Oleh : Mattewakkan*
Menjelang magrib di bulan Ramadhan, suasana selalu khusyuk.
Di masjid-masjid dan tempat lain, orang-orang mulai bersiap. Ada yang sudah duduk rapi dengan sajadah, ada yang tetap berdiri sambil berdoa. Ada juga yang masih sibuk mengaduk teh manis di gelasnya, menanti waktu berbuka.
Lalu, azan berkumandang.
Namun, di beberapa stasiun televisi, azan magrib bukan hanya panggilan ibadah. Ia juga menjadi jeda iklan.
TV menampilkan azan, tetapi di latar belakangnya muncul logo perusahaan. Kadang, sebelum lafaz azan selesai, layar menampilkan promo produk tertentu. Seolah-olah ibadah harus berbagi ruang dengan kepentingan komersial.
Komisi Penyiaran Indonesia Daerah (KPID) Sulawesi Selatan pernah menegur stasiun TV yang menayangkan azan dengan visual iklan terselip di latarnya. Mereka mendapat peringatan keras karena menayangkan azan magrib yang ditempeli gambar produk tertentu.
Bukan hanya di Sulsel.
KPID Jawa Barat juga pernah mengeluarkan teguran untuk dua televisi lokal berjaringan. Penyebabnya sama: azan magrib yang disisipi iklan. Ada logo badan usaha milik negara, ada juga operator seluler yang muncul bersamaan dengan lafaz suci itu.
Lalu, KPI Pusat mengingatkan, bahwa ada regulasi..

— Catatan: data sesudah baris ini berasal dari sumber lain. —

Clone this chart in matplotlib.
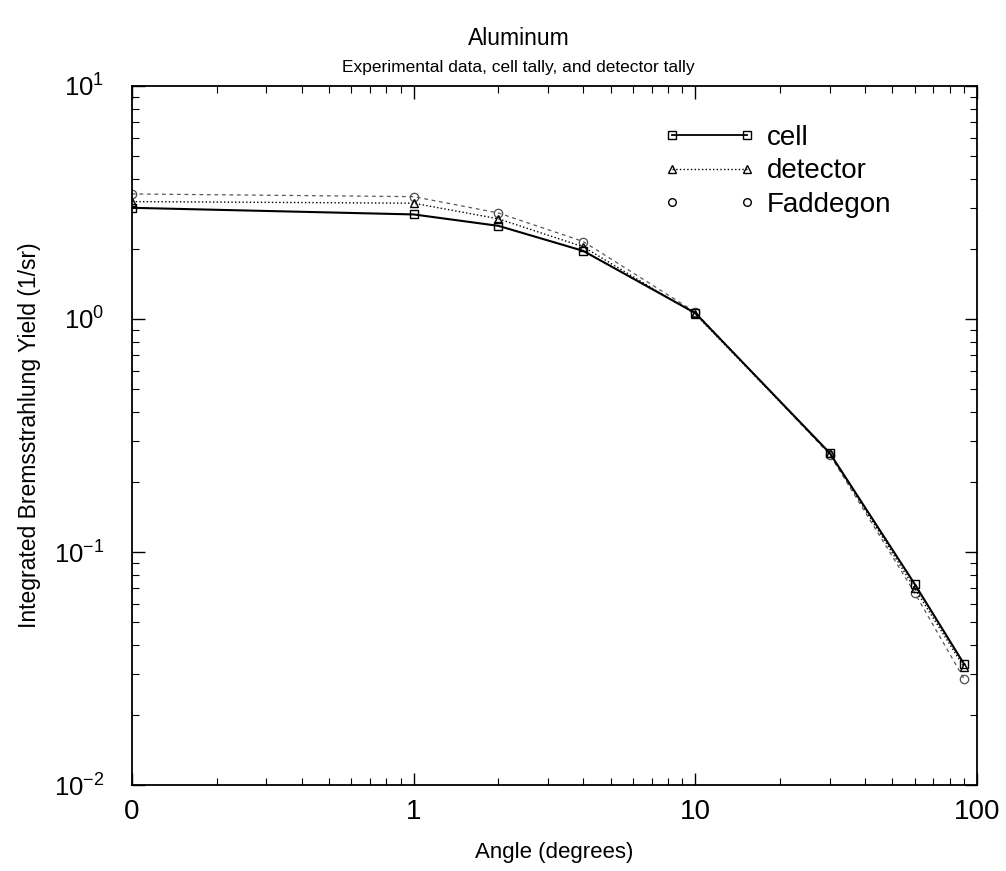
import numpy as np
import matplotlib
matplotlib.use("Agg")
import matplotlib.pyplot as plt
from matplotlib.lines import Line2D
from matplotlib.ticker import FixedLocator, FixedFormatter, LogLocator

plt.rcParams['font.family'] = ['Liberation Sans', 'DejaVu Sans']
plt.rcParams['mathtext.fontset'] = 'custom'
plt.rcParams['mathtext.rm'] = 'Liberation Sans'
plt.rcParams['mathtext.it'] = 'Liberation Sans:italic'

# angles in degrees (0 is drawn at the left edge of the log axis)
angles = np.array([0, 1, 2, 4, 10, 30, 60, 90])
cell = [3.00, 2.81, 2.51, 1.96, 1.06, 0.266, 0.073, 0.033]
detector = [3.19, 3.14, 2.69, 2.04, 1.05, 0.265, 0.070, 0.032]
faddegon = [3.44, 3.35, 2.85, 2.15, 1.07, 0.262, 0.067, 0.0285]

x_ticks = [0.1, 1, 10, 100]
x_ticklabels = ['0', '1', '10', '100']

xpos = np.where(angles == 0, 0.1, angles)

fig = plt.figure(figsize=(10.06, 8.71), dpi=100)
ax = fig.add_axes([0.1312, 0.0987, 0.84, 0.8026])

ax.plot(xpos, faddegon, color='0.35', lw=0.9, dashes=(3, 3),
        marker='o', ms=6, mfc='none', mec='0.3', mew=0.9)
ax.plot(xpos, detector, color='black', lw=1.0, ls=':',
        marker='^', ms=6, mfc='none', mec='black', mew=1.0)
ax.plot(xpos, cell, color='black', lw=1.5, ls='-',
        marker='s', ms=6, mfc='none', mec='black', mew=1.0)

ax.set_xscale('log')
ax.set_yscale('log')
ax.set_xlim(0.1, 100)
ax.set_ylim(0.01, 10)
ax.xaxis.set_major_locator(FixedLocator(x_ticks))
ax.xaxis.set_major_formatter(FixedFormatter(x_ticklabels))
ax.xaxis.set_minor_locator(LogLocator(base=10, subs=np.arange(2, 10)))
ax.yaxis.set_minor_locator(LogLocator(base=10, subs=np.arange(2, 10)))

ax.tick_params(which='both', direction='in', top=True, right=True)
ax.tick_params(which='major', length=9, width=1.0)
ax.tick_params(which='minor', length=5, width=0.8)
ax.tick_params(axis='x', which='major', labelsize=20, pad=10)
ax.tick_params(axis='y', which='major', labelsize=18.5, pad=20)
for s in ax.spines.values():
    s.set_linewidth(1.3)

ax.set_xlabel('Angle (degrees)', fontsize=16, labelpad=12)
ax.set_ylabel('Integrated Bremsstrahlung Yield (1/sr)', fontsize=16.5, labelpad=6)
ax.yaxis.set_label_coords(-0.108, 0.5)

fig.text(0.5155, 0.956, 'Aluminum', ha='center', va='center', fontsize=16.5)
fig.text(0.5155, 0.923, 'Experimental data, cell tally, and detector tally',
         ha='center', va='center', fontsize=12.5)

handles = [
    Line2D([], [], color='black', lw=1.3, marker='s', ms=5.5, mfc='none', mec='black'),
    Line2D([], [], color='black', lw=1.0, ls=':', marker='^', ms=5.5, mfc='none', mec='black'),
    Line2D([], [], ls='none', marker='o', ms=5.5, mfc='none', mec='black'),
]
ax.legend(handles, ['cell', 'detector', 'Faddegon'], loc='upper left',
          bbox_to_anchor=(0.635, 0.885), bbox_transform=fig.transFigure,
          frameon=False, fontsize=20, numpoints=2, handlelength=3.3,
          handletextpad=0.4, labelspacing=0.26)

fig.savefig('out.png', dpi=100)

Dalam Pedoman Perilaku Penyiaran dan Standar Program Siaran (P3SPS), KPI telah menetapkan aturan tegas: azan tidak boleh disisipi iklan atau digunakan untuk kepentingan komersial dan politik.
Surat edaran KPI menjelang bulan Ramadhan juga selalu memperjelas: lembaga penyiaran dilarang menayangkan azan dengan unsur iklan atau materi promosi di dalamnya. Azan harus tetap murni sebagai tanda waktu ibadah, bukan kesempatan bisnis.
Namun, iklan dalam azan tetap muncul di beberapa tempat. Alasannya? “Kreativitas penyiaran.”
Padahal, bagi banyak orang, azan magrib di bulan Ramadhan bukan sekadar suara. Ia adalah panggilan suci yang dinanti. Suara yang menenangkan. Lafaz yang mengajak untuk bersyukur setelah seharian berpuasa.
Momen paling ditunggu, saat berpuasa.